= Julius Uffelmann =

Julius August Christian Uffelmann (31 January 1837 - 17 February 1894) was a German physician and hygienist born in Zeven.

He studied medicine at the University of Göttingen, where he was a student of Jakob Henle (1809-1885), Karl Ewald Hasse (1810-1902) and Wilhelm Baum (1799-1883). Following graduation (1861) he worked as an assistant in the surgical clinic in Rostock, later practicing medicine in the cities of Neustadt and Hameln. In 1876 he received his habilitation in pediatrics and hygiene at the University of Rostock, where in 1879 he became an associate professor. From 1883 until his death in 1894, he was director of the institute of hygiene at Rostock. In 1893 he became an honorary professor.

He was editor of Jahresberichte über die Fortschritte und Leistungen auf dem Gebiete der Hygiene, a supplement to the Deutsche Vierteljahrsschrift für öffentliche Gesundheitspflege (German Quarterly Journal of Public Health Care). In 1890 he became a member of the Grossherzogliche Medizinalkommission.
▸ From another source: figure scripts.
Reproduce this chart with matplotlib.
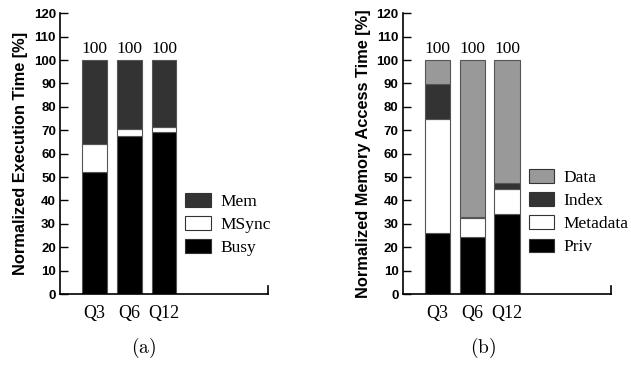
import matplotlib.pyplot as plt
import numpy as np

plt.rcParams['mathtext.fontset'] = 'cm'

queries = ["Q3", "Q6", "Q12"]

# (a) execution time breakdown [%]
busy = [52.3, 67.6, 69.2]
msync = [11.8, 3.0, 2.0]
mem = [35.9, 29.4, 28.8]

# (b) memory access time breakdown [%]
priv = [25.9, 24.2, 34.0]
metadata = [48.7, 8.4, 11.0]
index = [15.1, 0.5, 2.6]
data = [10.3, 66.9, 52.4]

SANS = "Liberation Sans"
SERIF = "Liberation Serif"
EDGE = "#555555"


def draw_panel(ax, series, names, colors, ylabel, legend_y, ylabel_size):
    x = np.arange(1, len(queries) + 1)
    bottom = np.zeros(len(queries))
    handles = []
    for vals, name, col in zip(series, names, colors):
        h = ax.bar(x, vals, 0.72, bottom=bottom, color=col, edgecolor=EDGE,
                   linewidth=0.8, label=name)
        handles.append(h)
        bottom = bottom + np.array(vals)
    for xi, tot in zip(x, bottom):
        ax.text(xi, tot + 1.2, "%d" % round(tot), ha="center", va="bottom",
                fontsize=12.5, family=SERIF)
    ax.set_xlim(0, 6)
    ax.set_ylim(0, 120)
    ax.set_yticks(range(0, 121, 10))
    ax.set_xticks(x)
    ax.set_xticklabels(queries, fontsize=13, family=SERIF)
    ax.tick_params(axis="x", length=0, pad=8)
    ax.tick_params(axis="y", direction="in", length=6, width=1, pad=3)
    for lab in ax.get_yticklabels():
        lab.set_family(SANS)
        lab.set_fontweight("bold")
        lab.set_fontsize(9.5)
    ax.spines["top"].set_visible(False)
    ax.spines["right"].set_visible(False)
    ax.spines["left"].set_linewidth(1.2)
    ax.spines["bottom"].set_linewidth(1.2)
    ax.axvline(6, ymin=0, ymax=0.028, color="black", lw=1.2, clip_on=False)
    ax.set_ylabel(ylabel, family=SANS, fontweight="bold", fontsize=ylabel_size,
                  labelpad=4)
    leg = ax.legend(handles[::-1], names[::-1], loc="upper left",
                    bbox_to_anchor=(0.57, legend_y), frameon=False,
                    prop={"family": SERIF, "size": 12.5}, handlelength=1.45,
                    handleheight=0.85, labelspacing=0.36, handletextpad=0.55,
                    borderaxespad=0)
    for p in leg.get_patches():
        p.set_edgecolor("#333333")
    return leg


fig = plt.figure(figsize=(6.31, 3.66), dpi=100)
ax1 = fig.add_axes([0.0951, 0.1967, 0.3296, 0.767])
ax2 = fig.add_axes([0.638, 0.1967, 0.331, 0.767])

draw_panel(ax1, [busy, msync, mem], ["Busy", "MSync", "Mem"],
           ["black", "white", "#333333"], "Normalized Execution Time [%]",
           0.385, 11.8)
draw_panel(ax2, [priv, metadata, index, data], ["Priv", "Metadata", "Index", "Data"],
           ["black", "white", "#333333", "#999999"],
           "Normalized Memory Access Time [%]", 0.47, 11.8)

fig.text(0.227, 0.05, r"$\mathrm{(a)}$", ha="center", va="center", fontsize=14)
fig.text(0.765, 0.05, r"$\mathrm{(b)}$", ha="center", va="center", fontsize=14)

fig.savefig("out.png", dpi=100)
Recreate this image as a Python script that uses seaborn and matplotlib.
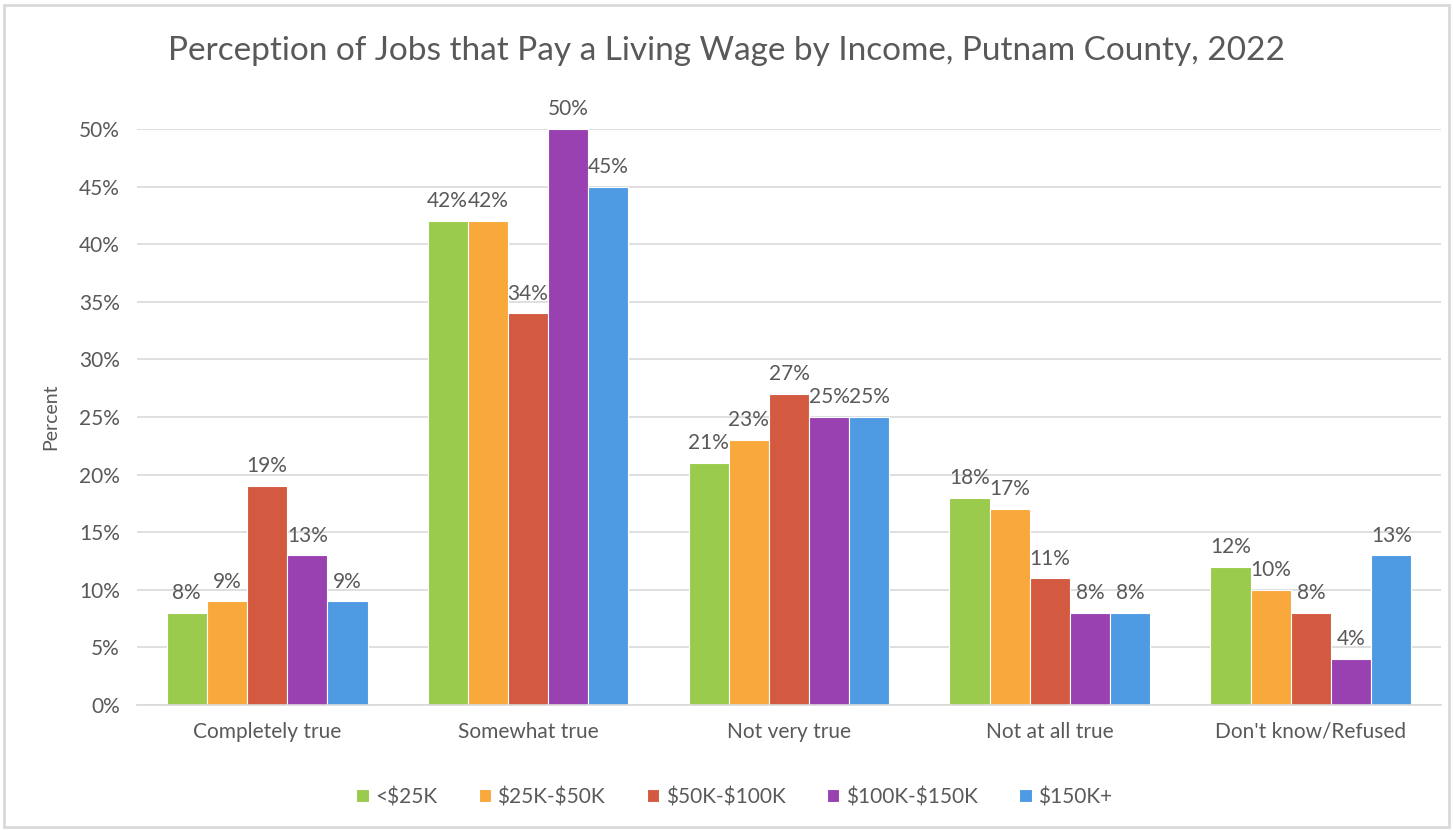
import matplotlib
matplotlib.use("Agg")
import matplotlib.pyplot as plt
from matplotlib.patches import Rectangle
from matplotlib.ticker import FuncFormatter
import pandas as pd
import seaborn as sns

categories = ["Completely true", "Somewhat true", "Not very true", "Not at all true", "Don't know/Refused"]
groups = ["<$25K", "$25K-$50K", "$50K-$100K", "$100K-$150K", "$150K+"]
under_25k = [8, 42, 21, 18, 12]
k25_50 = [9, 42, 23, 17, 10]
k50_100 = [19, 34, 27, 11, 8]
k100_150 = [13, 50, 25, 8, 4]
over_150k = [9, 45, 25, 8, 13]
colors = ["#9BCB4C", "#F9A83B", "#D35A40", "#9941B1", "#4E9BE3"]

series = [under_25k, k25_50, k50_100, k100_150, over_150k]
rows = []
for g, vals in zip(groups, series):
    for c, v in zip(categories, vals):
        rows.append({"category": c, "income": g, "pct": v})
df = pd.DataFrame(rows)

sns.set_style("white")
plt.rcParams["font.family"] = ["Lato", "DejaVu Sans"]
text_col = "#595959"

fig = plt.figure(figsize=(14.53, 8.30), dpi=100)
ax = fig.add_axes([0.094, 0.1506, 0.898, 0.694])

sns.barplot(data=df, x="category", y="pct", hue="income", palette=colors,
            order=categories, hue_order=groups, width=0.77, ax=ax,
            edgecolor="white", linewidth=0.8, saturation=1)

for cont in ax.containers:
    ax.bar_label(cont, labels=[f"{v:.0f}%" for v in cont.datavalues],
                 padding=7, fontsize=15, color=text_col)

ax.set_ylim(0, 50)
ax.set_xlim(-0.5, 4.5)
ax.set_yticks(range(0, 51, 5))
ax.yaxis.set_major_formatter(FuncFormatter(lambda v, p: f"{v:.0f}%"))
ax.grid(axis="y", color="#D9D9D9", linewidth=1.2)
ax.set_axisbelow(True)
for s in ["top", "right", "left"]:
    ax.spines[s].set_visible(False)
ax.spines["bottom"].set_color("#D9D9D9")
ax.spines["bottom"].set_linewidth(1.2)
ax.tick_params(axis="both", length=0, labelsize=15, colors=text_col, pad=12)
ax.set_xlabel("")
ax.set_ylabel("Percent", fontsize=14, color=text_col, labelpad=14)

fig.suptitle("Perception of Jobs that Pay a Living Wage by Income, Putnam County, 2022",
             y=0.957, fontsize=24, color=text_col)

handles, labels = ax.get_legend_handles_labels()
labels = [lab.replace("$", r"\$") for lab in labels]
ax.legend(handles, labels, loc="upper center", bbox_to_anchor=(0.458, -0.11), ncol=5,
          frameon=False, fontsize=15, labelcolor=text_col, handlelength=0.6,
          handleheight=0.6, columnspacing=2.0, handletextpad=0.3)

fig.add_artist(Rectangle((0.003, 0.004), 0.994, 0.99, transform=fig.transFigure,
                         fill=False, edgecolor="#D9D9D9", linewidth=2))

fig.savefig("out.png", dpi=100)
In addition to his written works involving contemporary medical issues, he was also the author of books with "history of medicine" themes — such as: the development of Greek medicine and of health care in ancient Rome.

== Selected writings ==
- Darstellung des auf dem Gebiete der öffentlichen Gesundheitspflege bis jetzt Geleisteten, (1878)
- Die öffentliche Gesundheitspflege im alten Rom (1880), -- Health care in ancient Rome.
- Handbuch der privaten und öffentlichen Hygiene des Kindes (1881) -- Handbook of private and public hygiene involving children.
- Handbuch der Hygiene. Vienna and Leipzig, (1889).
- Hygienische Topographie der Stadt Rostock. Rostock, (1889). -- Hygienic topography of the city of Rostock.